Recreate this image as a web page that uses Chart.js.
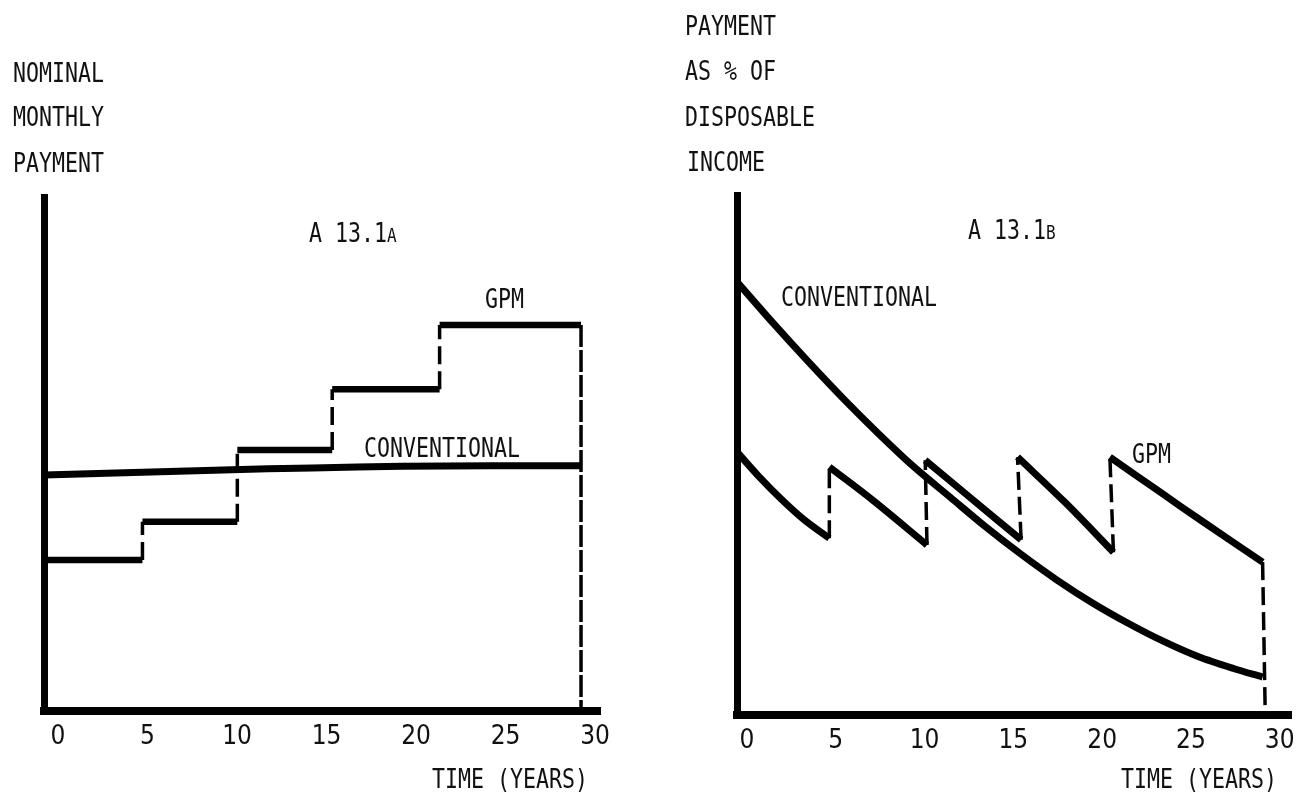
<!DOCTYPE html>
<html>
<head>
<meta charset="utf-8">
<script src="https://cdn.jsdelivr.net/npm/chart.js@4.4.1/dist/chart.umd.min.js"></script>
<style>
body { margin: 0; background: #fff; width: 1303px; height: 793px; overflow: hidden; position: relative; }
canvas { position: absolute; top: 0; }
#chart-a { left: 0; }
#chart-b { left: 651px; }
.t { position: absolute; font-family: 'DejaVu Sans Mono', monospace; font-size: 27px; line-height: 27px; color: #111;
     transform: scaleX(0.8); transform-origin: 0 0; white-space: nowrap; }
.sc { font-size: 20px; }
</style>
</head>
<body>
<canvas id="chart-a" width="651" height="793"></canvas>
<canvas id="chart-b" width="652" height="793"></canvas>

<div class="t" style="left:13px;top:59px">NOMINAL</div>
<div class="t" style="left:13px;top:103px">MONTHLY</div>
<div class="t" style="left:13px;top:149px">PAYMENT</div>
<div class="t" style="left:309px;top:219px">A 13.1<span class="sc">A</span></div>
<div class="t" style="left:485px;top:285px">GPM</div>
<div class="t" style="left:364px;top:434px">CONVENTIONAL</div>
<div class="t" style="left:432px;top:765px">TIME (YEARS)</div>

<div class="t" style="left:685px;top:12px">PAYMENT</div>
<div class="t" style="left:685px;top:57px">AS % OF</div>
<div class="t" style="left:685px;top:103px">DISPOSABLE</div>
<div class="t" style="left:687px;top:148px">INCOME</div>
<div class="t" style="left:968px;top:216px">A 13.1<span class="sc">B</span></div>
<div class="t" style="left:781px;top:283px">CONVENTIONAL</div>
<div class="t" style="left:1132px;top:440px">GPM</div>
<div class="t" style="left:1121px;top:765px">TIME (YEARS)</div>

<script>
var xTicks = [0, 5, 10, 15, 20, 25, 30];

// A13.1a - nominal monthly payment
var convYearsA = [0, 5, 10, 15, 20, 25, 30];
var convValuesA = [45.9, 46.4, 46.9, 47.3, 47.6, 47.7, 47.7];
var gpmStepYearsA = [0, 5.5, 10.8, 16.1, 22.1, 30];
var gpmLevelsA = [29.4, 36.8, 50.8, 62.6, 75.1];

// A13.1b - payment as % of disposable income
var convYearsB = [0, 2, 4, 6, 8, 10, 12, 14, 16, 18, 20, 22, 24, 26, 28, 29.6];
var convValuesB = [83.3, 75.5, 68.0, 60.8, 54.0, 47.6, 41.9, 36.2, 30.9, 26.0, 21.6, 17.7, 14.2, 11.2, 8.9, 7.3];
var gpmYearsB = [
    [0, 1.2, 2.5, 3.8, 5.2],
    [5.2, 7.65, 10.7],
    [10.6, 13.1, 16.0],
    [15.8, 18.5, 21.2],
    [21.0, 23.9, 26.1, 29.6]
];
var gpmValuesB = [
    [50.6, 46.0, 41.5, 37.5, 34.0],
    [47.7, 41.3, 32.7],
    [49.0, 41.9, 33.7],
    [49.6, 40.8, 31.3],
    [49.6, 42.7, 37.5, 29.4]
];

var DASH = [18, 7];

function toPoints(xs, ys) {
    return xs.map(function (x, i) {
        return { x: x, y: ys[i] };
    });
}

function stepPoints(years, levels) {
    var pts = [];
    for (var i = 0; i < levels.length; i++) {
        pts.push({ x: years[i], y: levels[i] });
        pts.push({ x: years[i + 1], y: levels[i] });
    }
    // drop back to the axis at the end of the term
    pts.push({ x: years[years.length - 1], y: 0 });
    return pts;
}

function isRiser(ctx) {
    return ctx.p0.parsed.x === ctx.p1.parsed.x;
}

function chartOptions(xMax, labelOffset, pad, axisHeight) {
    return {
        responsive: false,
        animation: false,
        layout: { padding: pad },
        plugins: {
            legend: { display: false },
            tooltip: { enabled: false }
        },
        elements: {
            point: { radius: 0 },
            line: { borderColor: '#000', borderWidth: 6.5, borderCapStyle: 'butt', fill: false }
        },
        scales: {
            x: {
                type: 'linear',
                min: 0,
                max: xMax,
                afterBuildTicks: function (scale) {
                    scale.ticks = xTicks.map(function (v) { return { value: v }; });
                },
                afterFit: function (scale) { scale.height = axisHeight; },
                grid: { display: false, drawTicks: false },
                border: { display: true, color: '#000', width: 8 },
                ticks: {
                    color: '#111',
                    padding: 11,
                    labelOffset: labelOffset,
                    maxRotation: 0,
                    autoSkip: false,
                    font: { family: "'DejaVu Sans Condensed', 'DejaVu Sans', sans-serif", size: 26 }
                }
            },
            y: {
                min: 0,
                max: 100,
                afterFit: function (scale) { scale.width = 0; },
                grid: { display: false, drawTicks: false },
                border: { display: true, color: '#000', width: 7 },
                ticks: { display: false }
            }
        }
    };
}

function dashedLine(points) {
    return { data: points, borderWidth: 3.5, borderDash: DASH };
}

// left panel
new Chart(document.getElementById('chart-a'), {
    type: 'line',
    data: {
        datasets: [
            { data: toPoints(convYearsA, convValuesA), borderWidth: 7, tension: 0.3 },
            {
                data: stepPoints(gpmStepYearsA, gpmLevelsA),
                segment: {
                    borderDash: function (ctx) { return isRiser(ctx) ? DASH : undefined; },
                    borderWidth: function (ctx) { return isRiser(ctx) ? 3.5 : 6.5; }
                }
            }
        ]
    },
    options: chartOptions(31.06, 14, { left: 44, top: 197, right: 51, bottom: 0 }, 82)
});

// right panel
var datasetsB = [
    { data: toPoints(convYearsB, convValuesB), tension: 0.3, borderWidth: 7 }
];
for (var i = 0; i < gpmYearsB.length; i++) {
    datasetsB.push({ data: toPoints(gpmYearsB[i], gpmValuesB[i]), tension: 0.35, borderWidth: 7 });
    var endX = gpmYearsB[i][gpmYearsB[i].length - 1];
    var endY = gpmValuesB[i][gpmValuesB[i].length - 1];
    if (i < gpmYearsB.length - 1) {
        datasetsB.push(dashedLine([{ x: endX, y: endY }, { x: gpmYearsB[i + 1][0], y: gpmValuesB[i + 1][0] }]));
    } else {
        datasetsB.push(dashedLine([{ x: endX, y: endY }, { x: endX + 0.15, y: 0 }]));
    }
}

new Chart(document.getElementById('chart-b'), {
    type: 'line',
    data: { datasets: datasetsB },
    options: chartOptions(31.2, 10, { left: 86, top: 195, right: 12, bottom: 0 }, 78)
});
</script>
</body>
</html>
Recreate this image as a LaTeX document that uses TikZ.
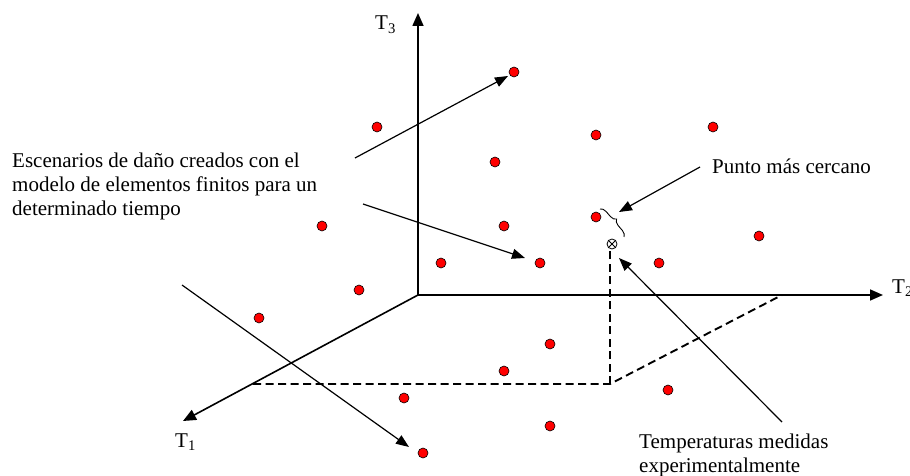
\documentclass[tikz,border=0pt]{standalone}
\usepackage{fontspec}
\setmainfont{Liberation Serif}
\usetikzlibrary{arrows.meta,decorations.pathreplacing}
\begin{document}
\begin{tikzpicture}[x=1pt,y=-1pt,
  dot/.style={circle,draw=black,fill=red,line width=0.6pt,inner sep=0pt,minimum size=10pt},
  axis/.style={line width=1.6pt,-{Triangle[length=13pt,width=11pt]}},
  pointer/.style={line width=1.2pt,-{Triangle[length=13pt,width=10pt]}},
  guide/.style={line width=1.9pt,dash pattern=on 8pt off 4.5pt},
  lbl/.style={font=\fontsize{21}{24}\selectfont,inner sep=0pt,align=left}]
\useasboundingbox (0,0) rectangle (910,476);

% axes
\coordinate (O) at (418,295);
\coordinate (T3e) at (418,13);
\coordinate (T2e) at (883,295);
\coordinate (T1e) at (183,421);
\draw[axis] (O) -- (T3e);
\draw[axis] (O) -- (T2e);
\draw[axis] (O) -- (T1e);
\node[lbl,anchor=base west] (t3) at (375,30) {T\textsubscript{3}};
\node[lbl,anchor=base west] (t2) at (892,293) {T\textsubscript{2}};
\node[lbl,anchor=base west] (t1) at (175,447) {T\textsubscript{1}};

% measured point
\node[circle,draw=black,line width=0.8pt,inner sep=0pt,minimum size=10pt] (m) at (612,244) {};
\draw[line width=0.8pt] (m.north west) -- (m.south east) (m.north east) -- (m.south west);

% dashed guides
\coordinate (A) at (253,384);
\coordinate (B) at (610,384);
\coordinate (C) at (782,295);
\coordinate (D) at (610,250);
\draw[guide] (A) -- (B) -- (C);
\draw[guide] (B) -- (D);

% dots
\foreach \n/\p in {1/{(514,72)},2/{(377,127)},3/{(596,135)},4/{(713,127)},5/{(495,162)},
  6/{(322,226)},7/{(504,226)},8/{(596,217)},9/{(759,236)},10/{(441,263)},
  11/{(540,263)},12/{(659,263)},13/{(359,290)},14/{(259,318)},15/{(550,344)},
  16/{(504,371)},17/{(668,390)},18/{(404,398)},19/{(550,426)},20/{(423,453)}}
  \node[dot] (d\n) at \p {};

% brace
\coordinate (b1) at (600,209);
\coordinate (b2) at (624,237);
\draw[line width=0.9pt,decorate,decoration={brace,amplitude=6pt}] (b1) -- (b2);

% labels (base anchor = baseline of last line)
\node[lbl,anchor=base west] (esc) at (12,215) {Escenarios de daño creados con el\\modelo de elementos finitos para un\\determinado tiempo};
\node[lbl,anchor=base west] (punto) at (712,173) {Punto más cercano};
\node[lbl,anchor=base west] (temp) at (639,472) {Temperaturas medidas\\experimentalmente};

% pointers
\coordinate (s1) at (355,158); \coordinate (e1) at (508,76);
\coordinate (s2) at (363,204); \coordinate (e2) at (525,258);
\coordinate (s3) at (182,285); \coordinate (e3) at (409,447);
\coordinate (s4) at (700,167); \coordinate (e4) at (619,212);
\coordinate (s5) at (782,422); \coordinate (e5) at (619,258);
\draw[pointer] (s1) -- (e1);
\draw[pointer] (s2) -- (e2);
\draw[pointer] (s3) -- (e3);
\draw[pointer] (s4) -- (e4);
\draw[pointer] (s5) -- (e5);
\end{tikzpicture}
\end{document}
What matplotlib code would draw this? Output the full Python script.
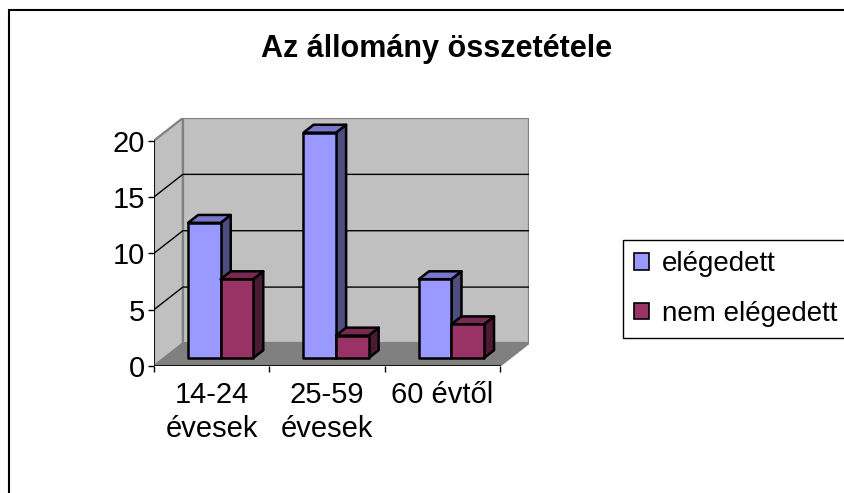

····················

Pictures excluded, retype exactly the lines running from the one with "Recreate this image as a LaTeX" through the one with "(0,0) rectangle (910,476);". Include both end lines and nothing more.

▶ [Result of this exercise]
Recreate this image as a LaTeX document that uses TikZ.
\documentclass[tikz,border=0pt]{standalone}
\usepackage{fontspec}
\setmainfont{Liberation Serif}
\usetikzlibrary{arrows.meta,decorations.pathreplacing}
\begin{document}
\begin{tikzpicture}[x=1pt,y=-1pt,
  dot/.style={circle,draw=black,fill=red,line width=0.6pt,inner sep=0pt,minimum size=10pt},
  axis/.style={line width=1.6pt,-{Triangle[length=13pt,width=11pt]}},
  pointer/.style={line width=1.2pt,-{Triangle[length=13pt,width=10pt]}},
  guide/.style={line width=1.9pt,dash pattern=on 8pt off 4.5pt},
  lbl/.style={font=\fontsize{21}{24}\selectfont,inner sep=0pt,align=left}]
\useasboundingbox (0,0) rectangle (910,476);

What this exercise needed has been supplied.